患者仍然对自己幻想的现实坚信不疑,谁试图反驳他等于认为他的认知有误,会加剧患者对自己身为学者的怀疑——如果承认他的认知是客观的,即他能够准确地描述和表达自我,就会掉入他逻辑自洽的结论;不然,他就会觉得有人要骗他而出现情绪波动。

医生当然不认同哥德尔的看法。高等研究院院长不久前才给退休的哥德尔写过一封信,确认了他终身教授的职位,并且许诺给他发放退休金,为了让他放心,信件的标题是“来自研究院的永久声明”。
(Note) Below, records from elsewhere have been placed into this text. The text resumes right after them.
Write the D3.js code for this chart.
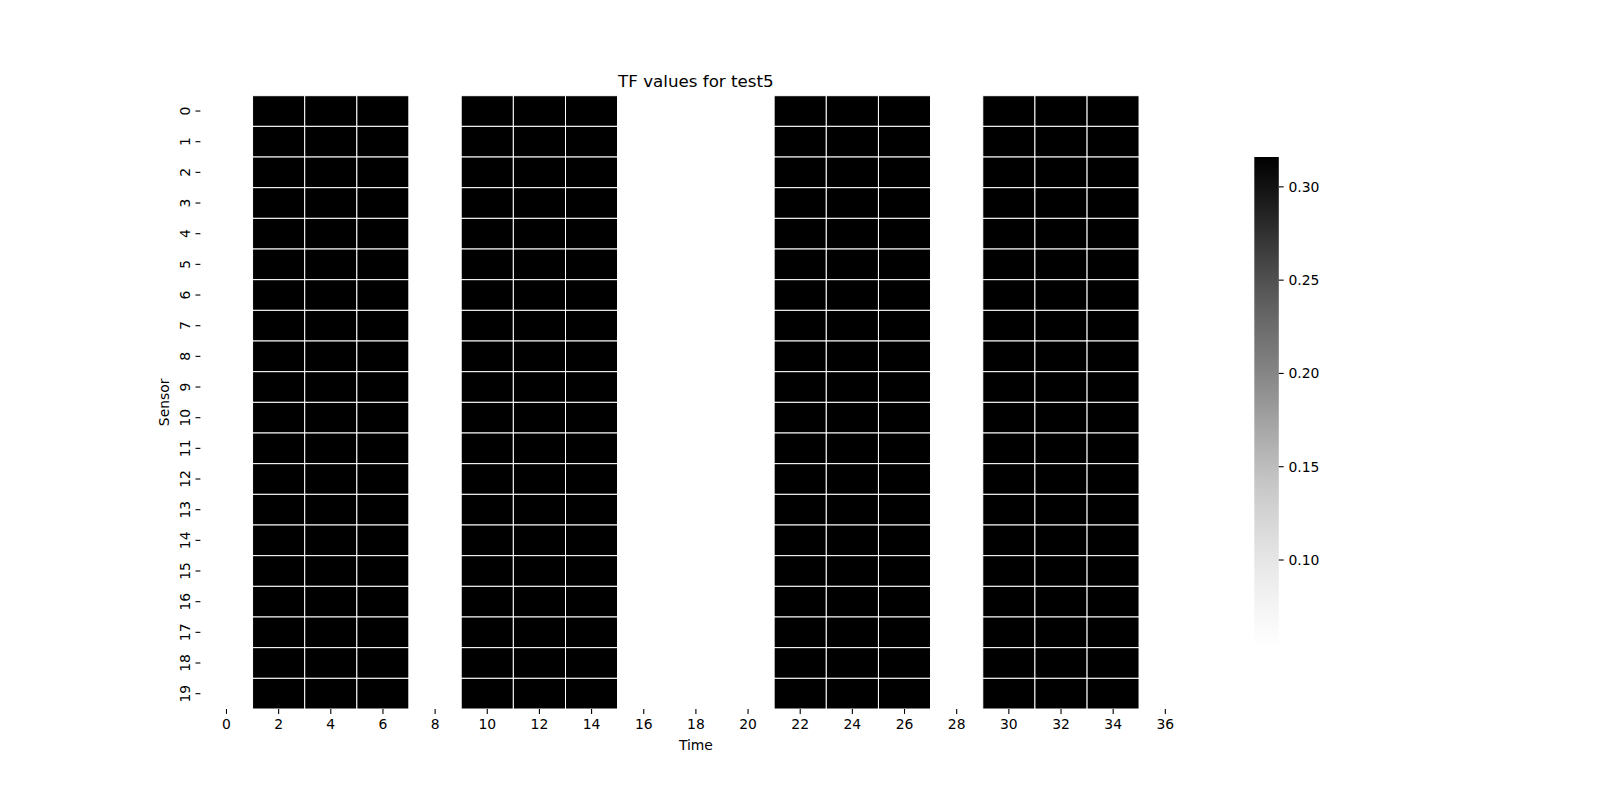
<!DOCTYPE html>
<html><head><meta charset="utf-8">
<script src="https://cdn.jsdelivr.net/npm/d3@7"></script>
<style>body{margin:0;background:#fff;} text{font-family:"DejaVu Sans",sans-serif;fill:#000;}</style>
</head><body>
<svg id="chart" width="1600" height="797"></svg>
<script>
// ---- data ----
const title = "TF values for test5";
const sensors = d3.range(0, 20);                 // rows 0..19
const times = [0,2,4,6,8,10,12,14,16,18,20,22,24,26,28,30,32,34,36];
// value per time column (same for every sensor)
const H = 0.316, L = 0.053;
const rowValues = [L,H,H,H,L,H,H,H,L,L,L,H,H,H,L,H,H,H,L];
const values = sensors.map(() => rowValues.slice());
const xTicks = [0,2,4,6,8,10,12,14,16,18,20,22,24,26,28,30,32,34,36];
const cbarTicks = [0.10,0.15,0.20,0.25,0.30];

// ---- layout ----
const svg = d3.select("#chart");
const pL = 200.4, pR = 1191.4, pT = 95.7, pB = 709.0;
const x = d3.scaleLinear().domain([-1, 37]).range([pL, pR]);
const y = d3.scaleBand().domain(sensors).range([pT, pB]).padding(0);
const extent = d3.extent(values.flat());
const color = d3.scaleSequential(d3.interpolateGreys).domain(extent);

// cells
const g = svg.append("g");
sensors.forEach((s, i) => {
  g.selectAll(null).data(times.map((t, j) => ({t, v: values[i][j]})))
    .enter().append("rect")
    .attr("x", d => x(d.t - 1))
    .attr("width", d => x(d.t + 1) - x(d.t - 1))
    .attr("y", y(s))
    .attr("height", y.bandwidth())
    .attr("fill", d => color(d.v))
    .attr("stroke", "#fff")
    .attr("stroke-width", 1);
});

const fs = 13.9;
// x axis
const xa = svg.append("g");
xTicks.forEach(t => {
  xa.append("line").attr("x1", x(t)).attr("x2", x(t)).attr("y1", pB).attr("y2", pB + 4.9)
    .attr("stroke", "#000").attr("stroke-width", 1.1);
  xa.append("text").attr("x", x(t)).attr("y", pB + 9.7).attr("dy", "0.76em")
    .attr("text-anchor", "middle").style("font-size", fs + "px").text(t);
});
svg.append("text").attr("x", (pL + pR) / 2).attr("y", 749.5).attr("text-anchor", "middle")
  .style("font-size", fs + "px").text("Time");

// y axis
const ya = svg.append("g");
sensors.forEach(s => {
  const yc = y(s) + y.bandwidth() / 2;
  ya.append("line").attr("x1", pL - 4.9).attr("x2", pL).attr("y1", yc).attr("y2", yc)
    .attr("stroke", "#000").attr("stroke-width", 1.1);
  ya.append("text").attr("transform", `translate(${pL - 9.7 - 5.5},${yc}) rotate(-90)`)
    .attr("text-anchor", "middle").attr("dy", "0.36em").style("font-size", fs + "px").text(s);
});
svg.append("text").attr("transform", `translate(${163.5},${(pT + pB) / 2}) rotate(-90)`)
  .attr("text-anchor", "middle").attr("dy", "0.36em").style("font-size", fs + "px").text("Sensor");

// title
svg.append("text").attr("x", (pL + pR) / 2).attr("y", 87.4).attr("text-anchor", "middle")
  .style("font-size", "16.7px").text(title);

// colorbar
const cbX = 1254.3, cbW = 24.5, cbTop = 157.0, cbBot = 647.7;
const cbScale = d3.scaleLinear().domain(extent).range([cbBot, cbTop]);
const defs = svg.append("defs");
const grad = defs.append("linearGradient").attr("id", "cbg").attr("x1", 0).attr("y1", 1).attr("x2", 0).attr("y2", 0);
d3.range(0, 1.0001, 0.05).forEach(p => {
  grad.append("stop").attr("offset", p).attr("stop-color", d3.interpolateGreys(p));
});
svg.append("rect").attr("x", cbX).attr("y", cbTop).attr("width", cbW).attr("height", cbBot - cbTop)
  .attr("fill", "url(#cbg)");
cbarTicks.forEach(t => {
  const ty = cbScale(t);
  svg.append("line").attr("x1", cbX + cbW).attr("x2", cbX + cbW + 4.9).attr("y1", ty).attr("y2", ty)
    .attr("stroke", "#000").attr("stroke-width", 1.1);
  svg.append("text").attr("x", cbX + cbW + 9.7).attr("y", ty).attr("dy", "0.36em")
    .style("font-size", fs + "px").text(t.toFixed(2));
});
</script>
</body></html>
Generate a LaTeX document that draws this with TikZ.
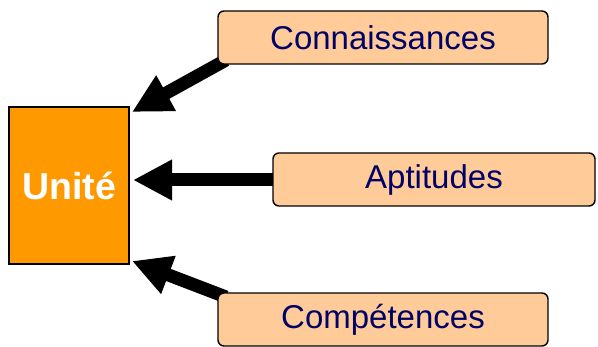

如果这都不作数,那院长的信誉和颜面何在?

医生还拿爱因斯坦举例:“看看他,和你一样也是年少得志,但爱因斯坦并没有人到中年就意志消沉。”

还有一次,医生实在是无计可施了,只得建议他每顿饭前喝一杯雪莉酒。

医生试着正面挑战患者。医生认为哥德尔总在寻找假想敌。这个“坏人”有时候是医生,有时候是他的兄长。年少成名后,荣誉纷至沓来,顺风顺水的事业让哥德尔极度自我膨胀;而面对人生的失意却无能为力,自尊心逐渐遭到反噬,以至于深受内疚感的禁锢和困扰而不自知。
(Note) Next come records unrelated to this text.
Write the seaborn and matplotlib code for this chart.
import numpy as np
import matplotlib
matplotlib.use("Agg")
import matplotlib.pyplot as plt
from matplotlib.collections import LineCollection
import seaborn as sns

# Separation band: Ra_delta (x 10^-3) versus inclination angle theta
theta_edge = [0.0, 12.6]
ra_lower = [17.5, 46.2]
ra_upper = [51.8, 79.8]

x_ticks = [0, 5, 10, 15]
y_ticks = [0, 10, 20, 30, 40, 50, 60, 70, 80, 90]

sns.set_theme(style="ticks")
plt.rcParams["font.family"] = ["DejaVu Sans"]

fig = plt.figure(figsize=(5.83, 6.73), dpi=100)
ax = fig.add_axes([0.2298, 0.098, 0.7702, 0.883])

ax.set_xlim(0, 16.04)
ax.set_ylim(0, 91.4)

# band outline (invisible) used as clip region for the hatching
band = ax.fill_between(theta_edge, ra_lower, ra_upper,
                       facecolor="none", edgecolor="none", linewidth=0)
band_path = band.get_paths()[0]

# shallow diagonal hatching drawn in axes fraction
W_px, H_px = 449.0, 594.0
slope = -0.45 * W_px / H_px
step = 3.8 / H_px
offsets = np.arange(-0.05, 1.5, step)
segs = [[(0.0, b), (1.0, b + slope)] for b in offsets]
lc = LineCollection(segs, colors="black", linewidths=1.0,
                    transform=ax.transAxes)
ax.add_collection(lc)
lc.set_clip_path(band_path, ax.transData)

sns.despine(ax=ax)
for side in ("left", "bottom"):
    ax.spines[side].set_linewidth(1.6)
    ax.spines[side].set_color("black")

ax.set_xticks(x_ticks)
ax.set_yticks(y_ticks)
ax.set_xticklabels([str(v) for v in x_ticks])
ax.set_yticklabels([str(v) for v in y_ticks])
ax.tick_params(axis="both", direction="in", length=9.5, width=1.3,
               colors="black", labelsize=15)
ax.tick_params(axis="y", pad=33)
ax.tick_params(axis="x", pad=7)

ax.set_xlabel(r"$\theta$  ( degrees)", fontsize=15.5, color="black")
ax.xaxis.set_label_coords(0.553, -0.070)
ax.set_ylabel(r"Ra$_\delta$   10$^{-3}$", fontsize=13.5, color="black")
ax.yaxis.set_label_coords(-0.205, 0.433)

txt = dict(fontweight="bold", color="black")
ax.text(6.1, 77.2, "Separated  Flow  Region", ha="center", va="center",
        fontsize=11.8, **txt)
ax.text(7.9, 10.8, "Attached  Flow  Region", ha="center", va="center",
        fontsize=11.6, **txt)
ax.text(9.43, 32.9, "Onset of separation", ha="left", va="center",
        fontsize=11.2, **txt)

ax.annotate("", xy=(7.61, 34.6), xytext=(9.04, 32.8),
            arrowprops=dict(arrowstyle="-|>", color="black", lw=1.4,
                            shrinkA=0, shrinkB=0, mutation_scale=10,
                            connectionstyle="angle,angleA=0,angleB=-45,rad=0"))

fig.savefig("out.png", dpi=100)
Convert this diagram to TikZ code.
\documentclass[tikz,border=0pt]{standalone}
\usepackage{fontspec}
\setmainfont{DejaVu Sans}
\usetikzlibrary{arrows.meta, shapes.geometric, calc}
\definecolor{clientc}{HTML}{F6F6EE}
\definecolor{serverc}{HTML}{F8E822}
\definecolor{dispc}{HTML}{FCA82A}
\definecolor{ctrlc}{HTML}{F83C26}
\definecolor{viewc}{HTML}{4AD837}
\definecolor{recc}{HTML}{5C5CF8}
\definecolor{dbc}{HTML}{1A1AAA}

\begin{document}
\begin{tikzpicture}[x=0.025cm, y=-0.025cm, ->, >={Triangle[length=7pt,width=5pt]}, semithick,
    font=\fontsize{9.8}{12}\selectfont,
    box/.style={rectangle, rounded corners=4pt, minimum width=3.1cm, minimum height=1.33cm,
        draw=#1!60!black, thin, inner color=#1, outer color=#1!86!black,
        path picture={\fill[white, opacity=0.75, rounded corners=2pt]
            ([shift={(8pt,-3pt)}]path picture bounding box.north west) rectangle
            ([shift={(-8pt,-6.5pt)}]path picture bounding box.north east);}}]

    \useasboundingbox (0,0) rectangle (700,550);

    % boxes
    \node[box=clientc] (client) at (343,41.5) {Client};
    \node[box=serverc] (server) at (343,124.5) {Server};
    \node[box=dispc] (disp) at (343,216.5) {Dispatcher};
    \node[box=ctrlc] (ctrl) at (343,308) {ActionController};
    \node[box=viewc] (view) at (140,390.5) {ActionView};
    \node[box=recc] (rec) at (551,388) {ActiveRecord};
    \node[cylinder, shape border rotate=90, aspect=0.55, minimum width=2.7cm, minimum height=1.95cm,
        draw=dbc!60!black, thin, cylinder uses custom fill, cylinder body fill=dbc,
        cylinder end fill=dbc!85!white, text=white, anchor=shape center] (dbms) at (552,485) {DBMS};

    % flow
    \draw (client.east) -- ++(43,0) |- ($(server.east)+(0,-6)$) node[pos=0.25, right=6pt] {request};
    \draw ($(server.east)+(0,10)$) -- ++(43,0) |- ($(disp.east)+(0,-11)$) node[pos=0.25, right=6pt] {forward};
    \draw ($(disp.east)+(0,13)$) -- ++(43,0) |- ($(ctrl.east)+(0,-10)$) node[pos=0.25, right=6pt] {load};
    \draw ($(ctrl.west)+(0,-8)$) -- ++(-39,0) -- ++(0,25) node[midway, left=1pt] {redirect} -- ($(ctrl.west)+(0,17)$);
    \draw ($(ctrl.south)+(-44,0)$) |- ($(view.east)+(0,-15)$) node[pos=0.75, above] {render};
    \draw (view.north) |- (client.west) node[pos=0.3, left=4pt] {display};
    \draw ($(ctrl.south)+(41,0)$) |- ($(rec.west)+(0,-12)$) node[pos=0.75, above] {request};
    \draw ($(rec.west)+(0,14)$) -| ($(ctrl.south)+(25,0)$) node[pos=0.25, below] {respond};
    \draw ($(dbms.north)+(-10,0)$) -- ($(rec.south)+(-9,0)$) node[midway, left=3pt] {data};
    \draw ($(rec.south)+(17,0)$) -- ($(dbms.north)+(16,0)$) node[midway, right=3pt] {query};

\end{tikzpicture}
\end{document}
患者对医生的这种解读不屑一顾。他认为自己从未追逐过名利,早在多年前就已经把名利置之度外了。他努力工作的动力是保证家人和自己的生活,以及对自己的研究领域的纯粹兴趣。只是现在,他发现自己似乎什么都研究不出来了:

患者列举了各种干扰他的哲学研究的日常琐事:婚姻、财务、他自己的健康问题(心理和生理)、妻子的健康问题、研究院的日常职务、偶尔需要处理纯数学逻辑的问题、个人爱好(比如阅读历史书)等。在他看来,这些琐碎的事已经占据了他的大部分时间和精力,他根本没有余力关注真正重要的问题。
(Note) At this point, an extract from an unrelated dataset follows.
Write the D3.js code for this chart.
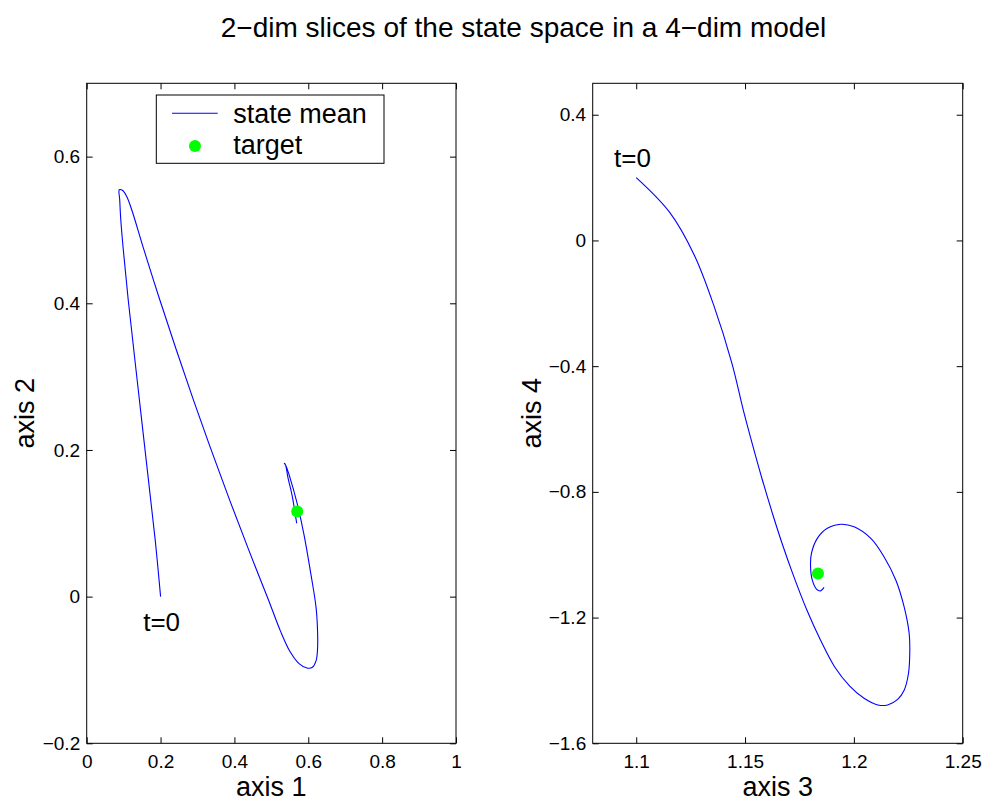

哪怕他最知名的研究成果——不完备性定理——也不再能让他得到一丝慰藉了。患者悲观地认为,他一生的所有成就和学术贡献都是消极的:他总在 证伪 可能性,而不是在 证真 可能性。

有一段时间,哥德尔的情况出现了好转的迹象:言语间风趣温柔频现,体重逐渐恢复,甚至回到办公室重新开始做研究,他的回归让同事们又惊又喜。哥德尔结束了与埃里克医生前后总计11个月的治疗,他们刚开始时每周见两次面,后来减为一次,直至哥德尔不再去就诊。

事情似乎朝着好的方向发展,但到了1976年,情况突然急转直下。哥德尔亟须接受前列腺手术,但他执拗地拒绝了。不仅如此,他还拒绝进食,体重和健康状况又退回到之前的水平,偏执的妄想和强烈的自我厌恶占据了他的头脑,让他无法自拔。在生命的最后一年里,绝望的哥德尔又去过埃里克医生的诊所几次,这位精神科医生记录下最后几次诊疗的情形:

情况持续恶化。——钻牛角尖的程度更胜从前。——他坚信自己在一年前就被研究院开除了。——强烈的自我厌恶,极度害怕遭到惩罚,因为各种小事而责备自己。——突然对别人脱口而出他犯过的错误,但都是与说话对象无关的事,只是为了吐露他的心声。难以沟通,非常偏执。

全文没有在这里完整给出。